Ее судьба оказалась пронзительным образом связана с Григорием Хейфецем, дедом Александра Гольдфарба. Тот был крупным советским шпионом, нелегалом во Франции, Италии и США, резидентом советской разведки в Сан-Франциско, одним из руководителей разведывательного обеспечения советского ядерного проекта.

«Для меня он был хорошим дедом, — пишет Гольдфарб. — Он подарил мне коллекцию марок и научил кататься на велосипеде. Благодаря ему я выучил английский и увлекся Америкой. Его карьера в Конторе закончились, когда мне было четыре года».

Но Лиза Кузнецова… Александр Гольдфарб восстановил ее биографию максимально подробно. В 27 лет она стала штурманом дальнего плавания торгового флота СССР. Во время Второй мировой войны судно, на котором она служила, подверглось бомбардировке японской авиации, экипаж спасли американские моряки, и 10 месяцев Елизавета Кузнецова провела на американской военной базе. Когда ее вернули в СССР, она снова была назначена штурманом и в этом качестве перевозила из США в СССР товары под ленд-лизу. Видимо, общение с американцами не прошло даром и незаурядный ум позволил ей оценить ситуацию с «врагами» — Лиза сошла с советского судна в Портланде и осталась в США. Вышла замуж за шофера такси, переехала в Сан-Франциско… Подполковник НКВД Хейфец похитил ее и переправил в СССР — на верную смерть.
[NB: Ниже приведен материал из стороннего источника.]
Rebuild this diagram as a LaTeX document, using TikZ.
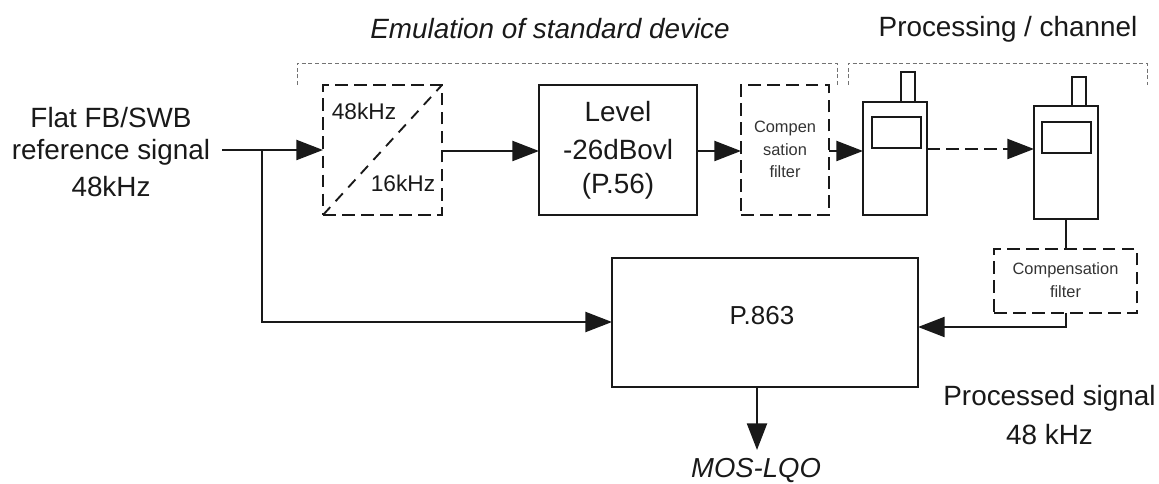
\documentclass[tikz,border=0pt]{standalone}
\usepackage{fontspec}
\setmainfont{Liberation Sans}
\usetikzlibrary{arrows.meta}
\newcommand{\fs}[1]{\fontsize{#1}{#1}\selectfont}
\tikzset{
 x=0.75pt,y=-0.75pt,
 solidbox/.style={draw=black!90,line width=1.7pt},
 dashbox/.style={draw=black!90,line width=1.6pt,dash pattern=on 9.5pt off 4.8pt},
 flow/.style={draw=black!90,line width=1.7pt,-{Triangle[length=20pt,width=15pt]}},
 plain/.style={draw=black!90,line width=1.7pt},
 bracket/.style={draw=black!55,line width=0.6pt,dash pattern=on 3pt off 2pt},
 lab/.style={inner sep=0pt,align=center,text=black!90},
 big/.style={lab,font=\fs{20.9}},
 mid/.style={lab,font=\fs{17}},
 small/.style={lab,font=\fs{12.3},text=black!80},
 area/.style={inner sep=0pt,outer sep=0pt}
}
\begin{document}
\begin{tikzpicture}
\useasboundingbox (0,0) rectangle (1159,484);
% brackets
\draw[bracket] (297,85) -- (297,63) -- (837,63) -- (837,85);
\draw[bracket] (848,85) -- (848,63) -- (1147,63) -- (1147,85);
\node[lab,font=\fs{20.9}\itshape] (emu) at (550,29) {Emulation of standard device};
\node[big] (proc) at (1008,29) {Processing / channel};
% input labels
\node[big] (flat) at (111,118) {Flat FB/SWB};
\node[big] (refs) at (111,152.5) {reference signal};
\node[big] (kin) at (111,187) {48kHz};
\coordinate (in) at (222,150);
% converter
\node[area,dashbox,minimum width=119pt*0.75,minimum height=130pt*0.75] (conv) at (382.5,150) {};
\draw[dashbox,line width=1.4pt,dash pattern=on 8pt off 6pt] (conv.south west) -- (conv.north east);
\node[mid] (k48) at (364,111) {48kHz};
\node[mid] (k16) at (403,183) {16kHz};
% level
\node[area,solidbox,minimum width=158pt*0.75,minimum height=130pt*0.75] (lev) at (618,150) {};
\node[big] (lev1) at (618,112) {Level};
\node[big] (lev2) at (618,150) {-26dBovl};
\node[big] (lev3) at (618,186) {(P.56)};
% comp
\node[area,dashbox,minimum width=88pt*0.75,minimum height=130pt*0.75] (comp) at (785,150) {};
\node[small] (comp1) at (785,128) {Compen};
\node[small] (comp2) at (785,150) {sation};
\node[small] (comp3) at (785,172) {filter};
% phones
\node[area,solidbox,minimum width=64pt*0.75,minimum height=113pt*0.75] (ph1) at (895,158.5) {};
\node[area,solidbox,minimum width=14pt*0.75,minimum height=30pt*0.75] (ant1) at (908,87) {};
\node[area,solidbox,minimum width=49pt*0.75,minimum height=31pt*0.75] (scr1) at (896.5,132.5) {};
\node[area,solidbox,minimum width=64pt*0.75,minimum height=113pt*0.75] (ph2) at (1066,162.5) {};
\node[area,solidbox,minimum width=14pt*0.75,minimum height=29pt*0.75] (ant2) at (1079,91.5) {};
\node[area,solidbox,minimum width=49pt*0.75,minimum height=31pt*0.75] (scr2) at (1066.5,137.5) {};
% filter
\node[area,dashbox,minimum width=143pt*0.75,minimum height=64pt*0.75] (filt) at (1065.5,281) {};
\node[small] (filt1) at (1065.5,270) {Compensation};
\node[small] (filt2) at (1065.5,292) {filter};
% P.863
\node[area,solidbox,minimum width=306pt*0.75,minimum height=129pt*0.75] (pesq) at (765,322.5) {};
\node[lab,font=\fs{19.5}] (pesqt) at (762,316) {P.863};
\node[lab,font=\fs{20.6}\itshape] (mos) at (756,471) {MOS-LQO};
\coordinate (mosin) at (757,450);
\node[big] (ps) at (1049.5,398) {Processed signal};
\node[big] (k48b) at (1049.5,435) {48 kHz};
% connectors
\coordinate (br) at (262,150);
\draw[flow] (in) -- (conv.west);
\draw[flow] (br) |- (pesq.west |- 0,322);
\draw[flow] (conv.east |- 0,151) -- (lev.west |- 0,151);
\draw[flow] (lev.east |- 0,151) -- (comp.west |- 0,151);
\draw[flow] (comp.east |- 0,151) -- (ph1.west |- 0,151);
\draw[flow,dash pattern=on 9.5pt off 4.8pt] (ph1.east |- 0,149) -- (ph2.west |- 0,149);
\draw[plain] (ph2.south) -- (filt.north -| ph2.south);
\draw[flow] (filt.south -| ph2.south) |- (pesq.east |- 0,327);
\draw[flow] (pesq.south -| mosin) -- (mosin);
\end{tikzpicture}
\end{document}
«Скорее всего, она умерла, не зная, кто такой Гриша Хейфец, а для него та телеграмма в центр осталась незначительным эпизодом в череде более важных событий. Но в моей персональной ретроспективе Лиза Кузнецова навсегда вплелась в историю семьи. Когда я размышляю о делах моего деда, я думаю не о большевистской революции и не об украденной атомной бомбе, а о Лизе. Я хотел бы предъявить ее Грише, но, увы, он умер за семь лет до того, как американцы рассекретили „Венону“. И чтобы хоть как-то смягчить вину перед Лизой, я посвятил ей эту книгу, чтобы Гришины правнуки рассказывали эту историю своим детям».